Memorandum submitted by the Association of Chief Police Officers
Having carefully considered the questions posed by the committee I consider that the first one is of most significance to the police service so most of our submission will be directed towards this. We will, of course, be happy to assist the committee in way we can on the day, accepting that some areas to be covered will be outside our area of expertise.
When considering levels of violent crime, disorder and nuisance it is important to consider them in the context of the impact on police resources. When the Licensing Act 2003 was introduced there was no additional funding for police forces to cope with any behavioural or cultural changes brought about by it. The traditional peak time for the type of offences we are considering was between 11pm and 12 am, the time most licensed premises closed. In the terms of policing this allowed police managers to run their resources down after midnight so officers could be brought in from 8am the next morning for regular day time activity.
Research into the impact of the Licensing Act 2003 has shown a small but consistent rise for all relevant crimes between 3am and 6am. In relation to more serious violent crime there has been a fall in the overall numbers, however the falls have mainly been in the day time and evening hours, with an increase of 25% between the hours of 3am and 6am. This figure has remained stable since then. The figures for less serious wounding offences show a similar pattern. (source: Home Office)

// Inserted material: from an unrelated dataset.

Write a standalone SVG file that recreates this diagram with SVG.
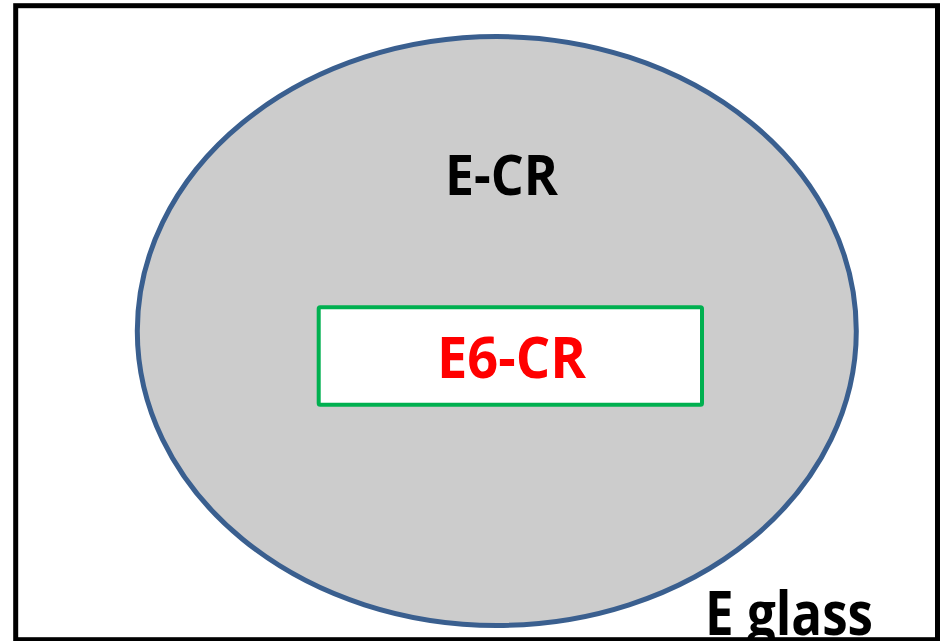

ACPO considers that overall there are some benefits that have been introduced by the Licensing Act 2003. The review process, while far from perfect, is an improvement on the previous 'all or nothing' of a revocation. This has recently been strengthened further through the introduction of 'expedited reviews' giving police the opportunity to keep problem premises closed while the review application is considered. One of the weaknesses of the system is that no matter how poorly a premises is run and how much crime and disorder it generates, if they are able to make improvements in the period between review notices being issued and the actual hearing they stand a good chance of being able to continue operating in the same style. Such improvements are often only short term and if standards again fall the whole process has to be started again.
When considering reviews and subsequent appeals an issue that causes concern is that when a responsible authority such as the police appeal a licensing authority decision, the applicant is automatically a co-respondent with the local authority, ensuring they are able to present their own case. However, when the applicant appeals a decision that has gone in favour of police, the police cannot be a co-respondent, leaving the licensing authority sole respondent and liable for all costs. A position that can seriously undermine the ability of police to successfully pursue their case.
Other areas of the legislation that cause considerable concern are the lack of a national data base for personal licence holders. This means that such a licence holder who has his licence taken away is able to go to a different licensing authority and obtain another licence. It also means that where an individual is convicted of a relevant offence there is no way of checking if he holds a personal licence.
Temporary Event Notices (TEN's) continue to cause problems for the police service nationally. The notices circumvent most of the safeguards written into the Act, allow individuals with no training or experience to sell alcohol and provide very limited opportunity to object. This is particularly relevant when considering applicants who are not licence holders issuing notices for events not being held in licensed premises. Two recent examples where victims have been fatally stabbed at such 'community' events highlight these concerns.
ACPO would like to see the whole provision of TEN's tightened up to prevent abuse, by restricting the number an individual can apply for. We suggest extending the totally unworkable 48 hour provision for raising objections to five working days; making provision to allow objections on wider grounds than just Crime and disorder and including objections from other responsible authorities and interested parties.
Stress / Saturation areas. Key to the ACPO seven point strategy on licensing is the ability of local authorities to properly plan their town centres and join up planning and licensing decisions. The evidence is clear that a well planned town centre with mixed use and broad range of premises and customers goes a long way to reducing crime and disorder. Traditional flash points such as take away food outlets and taxis are better able to meet demand that is levelled out across the evening. The presence of a wide range of ages, including mature individuals, has a positive effect in helping to prevent alcohol fuelled ghetto's populated by young people bent on getting drunk. In many ways some town and city centres are caught in a vicious circle as more alcohol led premises pull in a younger drinking crowd, this drives out mature customers and consequently businesses, allowing more alcohol driven premises to pull in yet more young drinkers. And the cycle continues.
The current economic climate together with wider challenges to the 'On' trade brought about by such things as the smoking ban and ever cheaper 'off' sales is having a profound effect on the licensing trade. With pubs closing daily, volumes reducing and customers going out later and spending less at 'On' premises, efforts to maintain profits inevitably lead to standards falling. Premises attempt to reduce their outgoings while at the same time maximise income through tactics such as drinks and pricing promotions.
It is no co-incidence that evidence of an increase of promotions such as 'all you can drink' for a fixed amount are again on the increase. These irresponsible practices drive up alcohol related crime and disorder. At a strategic level ACPO continues to work with partners in Government, in Health and Education and with the trade representatives in order to develop and implement strategies to deliver the long term cultural and behavioural changes necessary to drive down alcohol related crime and disorder.